WHAT IS REQUIRED >> Your copy of the material must match it exactly, except that pictures are dropped.

DATA BLOCK >>
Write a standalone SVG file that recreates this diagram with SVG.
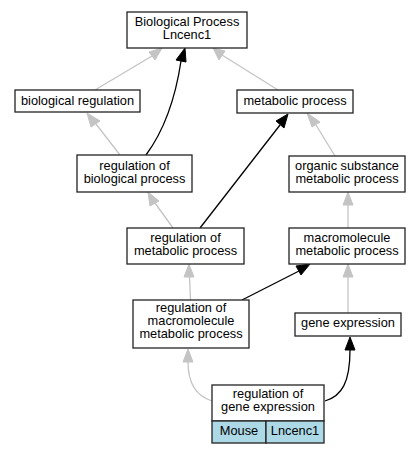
<svg xmlns="http://www.w3.org/2000/svg" width="420" height="453" viewBox="0 0 420 453">
<defs>
<style>
.box{fill:#ffffff;stroke:#222222;stroke-width:1.3}
.cell{fill:#add8e6;stroke:#222222;stroke-width:1.3}
text{font-family:"Liberation Sans",Arial,sans-serif;font-size:12.8px;fill:#000;text-anchor:middle}
.g{fill:none;stroke:#c4c4c4;stroke-width:1.3}
.b{fill:none;stroke:#000;stroke-width:1.3}
.ga{fill:#c4c4c4;stroke:#c4c4c4;stroke-width:1}
.ba{fill:#000;stroke:#000;stroke-width:1}
</style>
</defs>
<rect width="420" height="453" fill="#ffffff"/>
<g id="edges">
<path class="g" d="M95,90 L152,56"/><polygon class="ga" points="162,48 149,52 155,60"/>
<path class="b" d="M146,155 C160,136 174,108 181,61"/><polygon class="ba" points="185,48 176,60 186,62"/>
<path class="g" d="M278,90 L222,55"/><polygon class="ga" points="213,48 219,60 225,51"/>
<path class="g" d="M120,155 L96,124"/><polygon class="ga" points="87,113 91,127 100,121"/>
<path class="b" d="M200,228 L280,125"/><polygon class="ba" points="288,114 276,121 284,128"/>
<path class="g" d="M173,228 L155,203"/><polygon class="ga" points="148,192 150,206 159,201"/>
<path class="g" d="M335,156 L316,125"/><polygon class="ga" points="307,113 312,127 320,122"/>
<path class="g" d="M348,228 L348,205"/><polygon class="ga" points="348,192 343,205 353,205"/>
<path class="g" d="M348,313 L348,277"/><polygon class="ga" points="348,264 343,277 353,277"/>
<path class="b" d="M242,300 L299,271"/><polygon class="ba" points="310,264 296,266 301,275"/>
<path class="g" d="M190.5,300 L189.5,277"/><polygon class="ga" points="189,264 184,277 194,277"/>
<path class="g" d="M212,401 C196,396 188,382 188,362"/><polygon class="ga" points="188,349 183,362 193,362"/>
<path class="b" d="M325,401 C342,396 350,382 350,350"/><polygon class="ba" points="350,337 345,350 355,350"/>
</g>
<g id="n_bp"><rect class="box" x="127" y="12" width="120" height="36"/><text x="187" y="25.7">Biological Process</text><text x="187" y="38.5">Lncenc1</text></g>
<g id="n_bioreg"><rect class="box" x="15" y="90" width="125" height="22"/><text x="77.5" y="105">biological regulation</text></g>
<g id="n_metproc"><rect class="box" x="237" y="90" width="116" height="23"/><text x="295" y="105">metabolic process</text></g>
<g id="n_regbio"><rect class="box" x="77" y="155" width="115" height="37"/><text x="134.5" y="170">regulation of</text><text x="134.5" y="182.8">biological process</text></g>
<g id="n_organic"><rect class="box" x="289" y="156" width="116" height="36"/><text x="347" y="170">organic substance</text><text x="347" y="182.8">metabolic process</text></g>
<g id="n_regmet"><rect class="box" x="127" y="228" width="117" height="36"/><text x="185.5" y="241.7">regulation of</text><text x="185.5" y="254.5">metabolic process</text></g>
<g id="n_macromol"><rect class="box" x="289" y="228" width="116" height="36"/><text x="347" y="241.7">macromolecule</text><text x="347" y="254.5">metabolic process</text></g>
<g id="n_regmacro"><rect class="box" x="133" y="300" width="116" height="48"/><text x="191" y="312">regulation of</text><text x="191" y="324.8">macromolecule</text><text x="191" y="337.6">metabolic process</text></g>
<g id="n_geneexp"><rect class="box" x="295" y="313" width="106" height="23"/><text x="348" y="327">gene expression</text></g>
<g id="n_reggene"><rect class="box" x="212" y="385" width="112" height="36"/><text x="268" y="398">regulation of</text><text x="268" y="411">gene expression</text>
<rect class="cell" x="212" y="421" width="54" height="22"/><rect class="cell" x="266" y="421" width="58" height="22"/><text x="239" y="435">Mouse</text><text x="295" y="435">Lncenc1</text></g>
</svg>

ANSWER FOR THIS EXERCISE >>
Write a standalone SVG file that recreates this diagram with SVG.
<svg xmlns="http://www.w3.org/2000/svg" width="420" height="453" viewBox="0 0 420 453">
<defs>
<style>
.box{fill:#ffffff;stroke:#222222;stroke-width:1.3}
.cell{fill:#add8e6;stroke:#222222;stroke-width:1.3}
text{font-family:"Liberation Sans",Arial,sans-serif;font-size:12.8px;fill:#000;text-anchor:middle}
.g{fill:none;stroke:#c4c4c4;stroke-width:1.3}
.b{fill:none;stroke:#000;stroke-width:1.3}
.ga{fill:#c4c4c4;stroke:#c4c4c4;stroke-width:1}
.ba{fill:#000;stroke:#000;stroke-width:1}
</style>
</defs>
<rect width="420" height="453" fill="#ffffff"/>
<g id="edges">
<path class="g" d="M95,90 L152,56"/><polygon class="ga" points="162,48 149,52 155,60"/>
<path class="b" d="M146,155 C160,136 174,108 181,61"/><polygon class="ba" points="185,48 176,60 186,62"/>
<path class="g" d="M278,90 L222,55"/><polygon class="ga" points="213,48 219,60 225,51"/>
<path class="g" d="M120,155 L96,124"/><polygon class="ga" points="87,113 91,127 100,121"/>
<path class="b" d="M200,228 L280,125"/><polygon class="ba" points="288,114 276,121 284,128"/>
<path class="g" d="M173,228 L155,203"/><polygon class="ga" points="148,192 150,206 159,201"/>
<path class="g" d="M335,156 L316,125"/><polygon class="ga" points="307,113 312,127 320,122"/>
<path class="g" d="M348,228 L348,205"/><polygon class="ga" points="348,192 343,205 353,205"/>
<path class="g" d="M348,313 L348,277"/><polygon class="ga" points="348,264 343,277 353,277"/>
<path class="b" d="M242,300 L299,271"/><polygon class="ba" points="310,264 296,266 301,275"/>
<path class="g" d="M190.5,300 L189.5,277"/><polygon class="ga" points="189,264 184,277 194,277"/>
<path class="g" d="M212,401 C196,396 188,382 188,362"/><polygon class="ga" points="188,349 183,362 193,362"/>
<path class="b" d="M325,401 C342,396 350,382 350,350"/><polygon class="ba" points="350,337 345,350 355,350"/>
</g>
<g id="n_bp"><rect class="box" x="127" y="12" width="120" height="36"/><text x="187" y="25.7">Biological Process</text><text x="187" y="38.5">Lncenc1</text></g>
<g id="n_bioreg"><rect class="box" x="15" y="90" width="125" height="22"/><text x="77.5" y="105">biological regulation</text></g>
<g id="n_metproc"><rect class="box" x="237" y="90" width="116" height="23"/><text x="295" y="105">metabolic process</text></g>
<g id="n_regbio"><rect class="box" x="77" y="155" width="115" height="37"/><text x="134.5" y="170">regulation of</text><text x="134.5" y="182.8">biological process</text></g>
<g id="n_organic"><rect class="box" x="289" y="156" width="116" height="36"/><text x="347" y="170">organic substance</text><text x="347" y="182.8">metabolic process</text></g>
<g id="n_regmet"><rect class="box" x="127" y="228" width="117" height="36"/><text x="185.5" y="241.7">regulation of</text><text x="185.5" y="254.5">metabolic process</text></g>
<g id="n_macromol"><rect class="box" x="289" y="228" width="116" height="36"/><text x="347" y="241.7">macromolecule</text><text x="347" y="254.5">metabolic process</text></g>
<g id="n_regmacro"><rect class="box" x="133" y="300" width="116" height="48"/><text x="191" y="312">regulation of</text><text x="191" y="324.8">macromolecule</text><text x="191" y="337.6">metabolic process</text></g>
<g id="n_geneexp"><rect class="box" x="295" y="313" width="106" height="23"/><text x="348" y="327">gene expression</text></g>
<g id="n_reggene"><rect class="box" x="212" y="385" width="112" height="36"/><text x="268" y="398">regulation of</text><text x="268" y="411">gene expression</text>
<rect class="cell" x="212" y="421" width="54" height="22"/><rect class="cell" x="266" y="421" width="58" height="22"/><text x="239" y="435">Mouse</text><text x="295" y="435">Lncenc1</text></g>
</svg>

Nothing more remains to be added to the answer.